# [AIM OF THE TASK]
Without the pictures, can you quote each line below exactly?
-- Begin --
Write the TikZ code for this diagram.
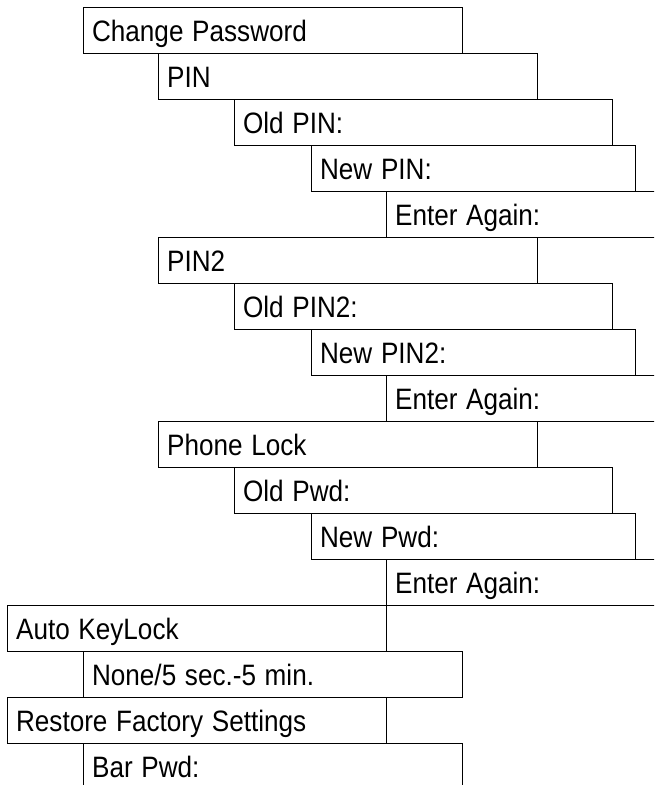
\documentclass[tikz,border=0pt]{standalone}
\usepackage{graphicx}
\usepackage{fontspec}
\setmainfont{Liberation Sans}
\newcommand\narrowtxt[1]{\scalebox{0.885}[1]{#1}}
\begin{document}
\begin{tikzpicture}[x=1pt,y=-1pt,
  cell/.style={draw, line width=1.2pt, anchor=north west, inner xsep=8.5pt, inner ysep=0pt,
    minimum height=46pt, text height=24pt, text depth=2pt, align=left,
    font=\fontsize{29.5}{34}\selectfont}]
\useasboundingbox (0,0) rectangle (654,785);
\clip (0,0) rectangle (654,785);
\node[cell, text width=362pt] (cp)   at (83,7)   {\narrowtxt{Change Password}};
\node[cell, text width=362pt] (pin)  at (158,53) {\narrowtxt{PIN}};
\node[cell, text width=361pt] (opin) at (234,99) {\narrowtxt{Old PIN:}};
\node[cell, text width=307pt] (npin) at (311,145) {\narrowtxt{New PIN:}};
\node[cell, text width=257pt] (ea1)  at (386,191) {\narrowtxt{Enter Again:}};
\node[cell, text width=362pt] (pin2) at (158,237) {\narrowtxt{PIN2}};
\node[cell, text width=361pt] (opin2) at (234,283) {\narrowtxt{Old PIN2:}};
\node[cell, text width=307pt] (npin2) at (311,329) {\narrowtxt{New PIN2:}};
\node[cell, text width=257pt] (ea2)  at (386,375) {\narrowtxt{Enter Again:}};
\node[cell, text width=362pt] (pl)   at (158,421) {\narrowtxt{Phone Lock}};
\node[cell, text width=361pt] (opwd) at (234,467) {\narrowtxt{Old Pwd:}};
\node[cell, text width=307pt] (npwd) at (311,513) {\narrowtxt{New Pwd:}};
\node[cell, text width=257pt] (ea3)  at (386,559) {\narrowtxt{Enter Again:}};
\node[cell, text width=362pt] (akl)  at (7,605)   {\narrowtxt{Auto KeyLock}};
\node[cell, text width=362pt] (none) at (83,651)  {\narrowtxt{None/5 sec.-5 min.}};
\node[cell, text width=362pt] (rfs)  at (7,697)   {\narrowtxt{Restore Factory Settings}};
\node[cell, text width=362pt] (bar)  at (83,743)  {\narrowtxt{Bar Pwd:}};
\end{tikzpicture}
\end{document}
-- End --
# [THE RESULT]
Write the TikZ code for this diagram.
\documentclass[tikz,border=0pt]{standalone}
\usepackage{graphicx}
\usepackage{fontspec}
\setmainfont{Liberation Sans}
\newcommand\narrowtxt[1]{\scalebox{0.885}[1]{#1}}
\begin{document}
\begin{tikzpicture}[x=1pt,y=-1pt,
  cell/.style={draw, line width=1.2pt, anchor=north west, inner xsep=8.5pt, inner ysep=0pt,
    minimum height=46pt, text height=24pt, text depth=2pt, align=left,
    font=\fontsize{29.5}{34}\selectfont}]
\useasboundingbox (0,0) rectangle (654,785);
\clip (0,0) rectangle (654,785);
\node[cell, text width=362pt] (cp)   at (83,7)   {\narrowtxt{Change Password}};
\node[cell, text width=362pt] (pin)  at (158,53) {\narrowtxt{PIN}};
\node[cell, text width=361pt] (opin) at (234,99) {\narrowtxt{Old PIN:}};
\node[cell, text width=307pt] (npin) at (311,145) {\narrowtxt{New PIN:}};
\node[cell, text width=257pt] (ea1)  at (386,191) {\narrowtxt{Enter Again:}};
\node[cell, text width=362pt] (pin2) at (158,237) {\narrowtxt{PIN2}};
\node[cell, text width=361pt] (opin2) at (234,283) {\narrowtxt{Old PIN2:}};
\node[cell, text width=307pt] (npin2) at (311,329) {\narrowtxt{New PIN2:}};
\node[cell, text width=257pt] (ea2)  at (386,375) {\narrowtxt{Enter Again:}};
\node[cell, text width=362pt] (pl)   at (158,421) {\narrowtxt{Phone Lock}};
\node[cell, text width=361pt] (opwd) at (234,467) {\narrowtxt{Old Pwd:}};
\node[cell, text width=307pt] (npwd) at (311,513) {\narrowtxt{New Pwd:}};
\node[cell, text width=257pt] (ea3)  at (386,559) {\narrowtxt{Enter Again:}};
\node[cell, text width=362pt] (akl)  at (7,605)   {\narrowtxt{Auto KeyLock}};
\node[cell, text width=362pt] (none) at (83,651)  {\narrowtxt{None/5 sec.-5 min.}};
\node[cell, text width=362pt] (rfs)  at (7,697)   {\narrowtxt{Restore Factory Settings}};
\node[cell, text width=362pt] (bar)  at (83,743)  {\narrowtxt{Bar Pwd:}};
\end{tikzpicture}
\end{document}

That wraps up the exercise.